Tseng’s comments suggest that these rights are to be added piecemeal. But this also raises the possibility that same-sex couples will be denied other rights, with the claim that these rights would not be suited for gay couples to enjoy. For example, as is already the case with some countries that legalized civil partnerships but not gay marriage, gay couples could be denied the right to adopt children with the argument that this will negatively affect the “normal” development of that child. This denial could occur in the negative rather than through taking the form of an outright ban, by simply not adding a right to legislation for civil partnership. 

While opponents of marriage equality may not be making that argument at present and Tseng did not express such a view, it seems very likely based on Tseng’s comments that they are biding their time and keeping quiet about their eventual aims for now. It is probable that if marriage equality is voted down in the referendum, then anti-gay groups will seek to build on their leverage to argue subsequently that the form of civil partnership passed should deny certain rights to same-sex couples.

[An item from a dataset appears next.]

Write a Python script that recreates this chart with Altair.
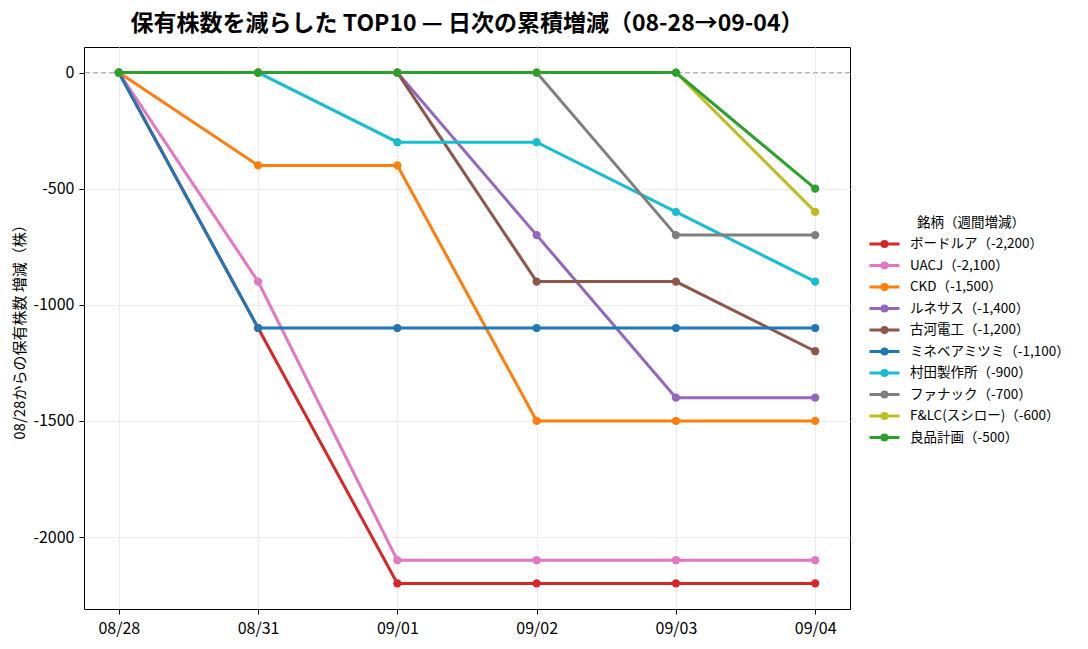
import altair as alt
import pandas as pd

FONT = "Noto Sans CJK JP"

dates = ["08/28", "08/31", "09/01", "09/02", "09/03", "09/04"]

names = ["ボードルア", "UACJ", "CKD", "ルネサス", "古河電工",
         "ミネベアミツミ", "村田製作所", "ファナック", "F&LC(スシロー)", "良品計画"]
weekly = ["-2,200", "-2,100", "-1,500", "-1,400", "-1,200",
          "-1,100", "-900", "-700", "-600", "-500"]
colors = ["#d62728", "#e377c2", "#ff7f0e", "#9467bd", "#8c564b",
          "#1f77b4", "#17becf", "#7f7f7f", "#bcbd22", "#2ca02c"]

boardrua = [0, -1100, -2200, -2200, -2200, -2200]
uacj = [0, -900, -2100, -2100, -2100, -2100]
ckd = [0, -400, -400, -1500, -1500, -1500]
renesas = [0, 0, 0, -700, -1400, -1400]
furukawa = [0, 0, 0, -900, -900, -1200]
minebea = [0, -1100, -1100, -1100, -1100, -1100]
murata = [0, 0, -300, -300, -600, -900]
fanuc = [0, 0, 0, 0, -700, -700]
flc = [0, 0, 0, 0, 0, -600]
ryohin = [0, 0, 0, 0, 0, -500]

series = [boardrua, uacj, ckd, renesas, furukawa,
          minebea, murata, fanuc, flc, ryohin]

labels = [f"{n}（{w}）" for n, w in zip(names, weekly)]

rows = []
for lab, vals in zip(labels, series):
    for d, v in zip(dates, vals):
        rows.append({"date": d, "value": v, "name": lab})
df = pd.DataFrame(rows)

# line with a dot in the middle, for the legend
legend_symbol = ("M-1.5,0 H1.5 "
                 "M0.25,0 A0.25,0.25 0 1,1 -0.25,0 A0.25,0.25 0 1,1 0.25,0 "
                 "M0.1,0 A0.1,0.1 0 1,1 -0.1,0 A0.1,0.1 0 1,1 0.1,0")

x_enc = alt.X("date:O", sort=dates, scale=alt.Scale(type="point", padding=0.25),
              axis=alt.Axis(title=None, labelAngle=0, grid=True, labelPadding=6))
y_enc = alt.Y("value:Q", scale=alt.Scale(domain=[-2310, 110], nice=False, zero=False),
              axis=alt.Axis(title="08/28からの保有株数 増減（株）", values=[0, -500, -1000, -1500, -2000],
                            titlePadding=5, labelPadding=5,
                            labelExpr="datum.value == 0 ? '0' : '-' + format(-datum.value, 'd')"))

zero = alt.Chart(pd.DataFrame({"y": [0]})).mark_rule(
    color="#b5b5b5", strokeDash=[5, 3], strokeWidth=1.2
).encode(y=alt.Y("y:Q"))

lines = alt.Chart(df).mark_line(
    strokeWidth=3,
    point=alt.OverlayMarkDef(filled=True, size=68),
).encode(
    x=x_enc,
    y=y_enc,
    color=alt.Color(
        "name:N",
        scale=alt.Scale(domain=labels, range=colors),
        legend=alt.Legend(
            title="銘柄（週間増減）",
            orient="none",
            legendX=789,
            legendY=169,
            symbolType=legend_symbol,
            symbolSize=400,
            symbolStrokeWidth=3,
            labelOffset=14,
            rowPadding=1.5,
            titlePadding=3,
            padding=0,
            titleAnchor="middle",
        ),
    ),
)

chart = alt.layer(zero, lines).properties(
    width=766,
    height=562,
    autosize=alt.AutoSizeParams(type="none"),
    padding={"left": 76, "top": 39, "right": 220, "bottom": 40},
    title=alt.Title(
        "保有株数を減らした TOP10 — 日次の累積増減（08-28→09-04）",
        fontSize=23, fontWeight="bold", font=FONT, color="black", anchor="middle", offset=11,
    ),
).configure_view(
    stroke="black", strokeWidth=1
).configure_axis(
    labelFont=FONT, titleFont=FONT, labelFontSize=16, titleFontSize=15,
    labelColor="black", titleColor="black", titleFontWeight="normal",
    domain=False, tickColor="black", tickSize=5,
    gridColor="#ebebeb", gridWidth=1,
).configure_legend(
    labelFont=FONT, titleFont=FONT, labelFontSize=13.5, titleFontSize=13.5,
    labelColor="black", titleColor="black", titleFontWeight="normal",
)

chart.save("out.html", embed_options={"renderer": "svg", "actions": False})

This would be a clever strategy. Anti-gay groups have clearly learned much from their failures in past years, seeing as in the past they directly criticized members of the LGBTQ as degenerate and harmful, but now they claim that their actions are actually to create more “fitting” and “appropriate” laws for the benefit of members of the LGBTQ community.

Photo credit: Brian Hioe

Indeed, adoption and childcare are likely to be issues on which anti-gay groups seek to deny gay couples rights. One can already observe that anti-gay groups are heavily afraid that the present curriculum in Taiwan which teaches LGBTQ-friendly education will encourage homosexuality. Voting on the current curriculum is another referendum question up for the vote next week. From this, one can conclude that anti-gay groups probably have a general fear that children raised by gay couples will similarly be guided towards homosexuality and this could easily lead them to try and deny gay couples the right to adopt under civil partnerships.

Yet at the same time, it would not be surprised if the argument for denying certain rights to same-sex couples under a civil partnership law is actually articulated in the name of protecting the rights of same-sex couples or defending them in some form. Tough times may be ahead for the marriage equality movement in Taiwan, then.